Ça y est, le vent est de retour et nous reprenons notre route vers le sud-est . Nous sommes à 125 miles, soit 230 km, de Casablanca, l’air s’est adouci. Toutes les gazelles sont désormais sur pied. Séverine expérimente le sparadrap sur le nombril, une des nombreuses techniques pour lutter contre le mal de mer, et il semblerait que cette fois ce soit la bonne. « Parce que ça fait deux jours que j’ai pour seul horizon le fond d’un seau et ma bannette."

 

Géraldine nous réunit sur le pont : les Belemiades sont lancées. Une sorte d’olympiades en mer. Plusieurs équipes sont constituées. Il nous faudra trouver un nom et relever plusieurs défis jusqu’à la fin de la traversée : quizz, « selfie » avec le commandant, chasse au trésor… L’objectif : apprendre à encore mieux nous connaître en dehors des équipes de quart, et nous amuser.
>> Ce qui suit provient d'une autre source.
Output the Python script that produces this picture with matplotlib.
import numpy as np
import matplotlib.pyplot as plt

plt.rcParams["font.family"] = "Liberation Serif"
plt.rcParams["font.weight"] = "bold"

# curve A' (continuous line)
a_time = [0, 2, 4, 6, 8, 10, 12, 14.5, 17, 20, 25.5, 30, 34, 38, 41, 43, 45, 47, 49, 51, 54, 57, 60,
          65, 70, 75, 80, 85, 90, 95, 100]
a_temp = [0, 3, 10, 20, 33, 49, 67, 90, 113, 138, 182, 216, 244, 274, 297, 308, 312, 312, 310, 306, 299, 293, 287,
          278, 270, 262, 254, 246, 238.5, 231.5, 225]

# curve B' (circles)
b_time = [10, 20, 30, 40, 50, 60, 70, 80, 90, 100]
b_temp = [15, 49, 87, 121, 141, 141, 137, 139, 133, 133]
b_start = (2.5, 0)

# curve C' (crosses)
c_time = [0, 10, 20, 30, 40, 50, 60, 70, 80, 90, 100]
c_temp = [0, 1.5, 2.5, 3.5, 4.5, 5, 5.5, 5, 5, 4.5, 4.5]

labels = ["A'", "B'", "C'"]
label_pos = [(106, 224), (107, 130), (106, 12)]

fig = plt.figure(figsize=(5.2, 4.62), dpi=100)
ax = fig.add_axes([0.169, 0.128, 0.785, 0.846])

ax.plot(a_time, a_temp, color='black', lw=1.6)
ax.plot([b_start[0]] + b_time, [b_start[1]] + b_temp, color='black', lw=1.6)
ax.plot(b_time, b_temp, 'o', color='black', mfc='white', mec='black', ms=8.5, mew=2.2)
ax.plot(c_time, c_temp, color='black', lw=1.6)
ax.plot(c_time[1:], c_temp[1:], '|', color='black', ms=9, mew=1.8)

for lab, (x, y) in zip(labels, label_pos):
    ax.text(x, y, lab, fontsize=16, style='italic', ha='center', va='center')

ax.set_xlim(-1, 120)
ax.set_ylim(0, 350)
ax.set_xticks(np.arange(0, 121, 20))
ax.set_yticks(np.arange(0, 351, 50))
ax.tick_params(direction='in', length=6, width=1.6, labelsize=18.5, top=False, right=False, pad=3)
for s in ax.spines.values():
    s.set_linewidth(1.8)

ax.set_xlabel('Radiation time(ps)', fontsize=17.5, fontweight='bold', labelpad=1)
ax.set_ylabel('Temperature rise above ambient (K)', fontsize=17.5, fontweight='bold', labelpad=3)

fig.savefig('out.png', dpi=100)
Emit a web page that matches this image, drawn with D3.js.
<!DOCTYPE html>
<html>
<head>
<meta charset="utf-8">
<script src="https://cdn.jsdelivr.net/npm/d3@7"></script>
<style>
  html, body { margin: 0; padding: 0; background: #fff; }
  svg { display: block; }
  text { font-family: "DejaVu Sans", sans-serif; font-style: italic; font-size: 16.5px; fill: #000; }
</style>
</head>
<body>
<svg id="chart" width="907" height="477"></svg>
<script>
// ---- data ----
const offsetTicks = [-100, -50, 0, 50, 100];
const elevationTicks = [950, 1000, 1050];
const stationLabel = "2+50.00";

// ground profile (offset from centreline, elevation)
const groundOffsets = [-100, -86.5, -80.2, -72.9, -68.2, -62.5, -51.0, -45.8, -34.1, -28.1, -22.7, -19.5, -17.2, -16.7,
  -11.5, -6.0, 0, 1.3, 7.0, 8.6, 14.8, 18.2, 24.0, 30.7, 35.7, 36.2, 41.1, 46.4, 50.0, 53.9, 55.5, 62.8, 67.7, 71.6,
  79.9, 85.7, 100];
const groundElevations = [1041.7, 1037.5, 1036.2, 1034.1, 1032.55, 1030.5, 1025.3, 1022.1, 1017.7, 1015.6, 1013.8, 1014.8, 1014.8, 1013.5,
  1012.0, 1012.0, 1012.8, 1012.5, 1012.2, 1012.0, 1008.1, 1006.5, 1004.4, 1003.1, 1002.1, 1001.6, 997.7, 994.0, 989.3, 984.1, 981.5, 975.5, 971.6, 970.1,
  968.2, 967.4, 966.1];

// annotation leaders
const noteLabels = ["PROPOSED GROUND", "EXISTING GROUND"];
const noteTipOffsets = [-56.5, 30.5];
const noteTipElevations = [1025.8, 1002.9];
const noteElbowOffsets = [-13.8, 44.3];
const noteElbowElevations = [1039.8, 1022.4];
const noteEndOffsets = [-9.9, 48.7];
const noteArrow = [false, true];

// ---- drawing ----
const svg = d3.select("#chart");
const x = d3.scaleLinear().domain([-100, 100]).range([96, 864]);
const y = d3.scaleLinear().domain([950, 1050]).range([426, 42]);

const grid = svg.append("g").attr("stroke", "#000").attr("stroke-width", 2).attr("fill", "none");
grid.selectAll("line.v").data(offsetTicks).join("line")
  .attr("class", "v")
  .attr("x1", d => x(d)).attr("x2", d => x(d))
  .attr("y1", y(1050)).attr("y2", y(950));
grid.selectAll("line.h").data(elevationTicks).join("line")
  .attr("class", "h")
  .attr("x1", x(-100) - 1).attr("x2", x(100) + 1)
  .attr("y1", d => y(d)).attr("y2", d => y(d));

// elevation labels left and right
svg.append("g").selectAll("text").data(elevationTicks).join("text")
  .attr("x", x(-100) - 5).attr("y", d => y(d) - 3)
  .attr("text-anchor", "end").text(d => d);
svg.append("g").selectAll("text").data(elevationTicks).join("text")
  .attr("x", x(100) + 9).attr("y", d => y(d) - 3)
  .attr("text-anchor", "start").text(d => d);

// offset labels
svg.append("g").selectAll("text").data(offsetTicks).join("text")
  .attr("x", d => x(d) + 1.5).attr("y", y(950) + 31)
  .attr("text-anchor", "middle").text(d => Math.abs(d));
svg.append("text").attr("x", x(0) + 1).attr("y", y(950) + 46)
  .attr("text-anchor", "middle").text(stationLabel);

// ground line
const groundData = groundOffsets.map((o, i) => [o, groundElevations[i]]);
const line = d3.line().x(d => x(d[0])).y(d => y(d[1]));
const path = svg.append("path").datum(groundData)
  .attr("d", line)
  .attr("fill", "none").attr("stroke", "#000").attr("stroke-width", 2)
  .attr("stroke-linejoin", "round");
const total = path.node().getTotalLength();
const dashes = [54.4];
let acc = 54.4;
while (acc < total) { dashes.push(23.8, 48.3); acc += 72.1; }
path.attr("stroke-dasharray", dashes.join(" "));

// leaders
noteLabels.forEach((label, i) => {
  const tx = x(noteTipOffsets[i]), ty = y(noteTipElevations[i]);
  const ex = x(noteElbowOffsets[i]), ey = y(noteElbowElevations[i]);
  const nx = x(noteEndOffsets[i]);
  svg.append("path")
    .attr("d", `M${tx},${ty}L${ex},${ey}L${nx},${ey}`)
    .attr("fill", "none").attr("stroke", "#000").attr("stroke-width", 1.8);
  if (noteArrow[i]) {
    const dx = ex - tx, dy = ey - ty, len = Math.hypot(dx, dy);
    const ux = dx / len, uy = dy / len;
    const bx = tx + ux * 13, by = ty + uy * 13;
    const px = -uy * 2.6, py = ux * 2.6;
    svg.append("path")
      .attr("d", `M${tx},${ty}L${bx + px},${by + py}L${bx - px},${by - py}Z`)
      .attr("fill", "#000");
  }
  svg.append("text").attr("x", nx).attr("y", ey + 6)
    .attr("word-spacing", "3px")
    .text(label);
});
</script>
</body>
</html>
Et nous nous amusons beaucoup sur le Belem. L’équipage a toujours le bon mot ou des blagues de marin à raconter. Kenan, aussi surnommé le prince Charles de Belem, nous réunit pour un exposé sur le transport maritime des chevaux, son sujet de mémoire.  Nous sommes attentives à ses explications quand soudain, des bruits de chevaux nous parviennent. C’est l’équipage qui passe en trombe devant nous, imitant la cavalcade. Nous partons d’un fou rire. La vie est douce sur le Belem, la vie est belle sur le Belem.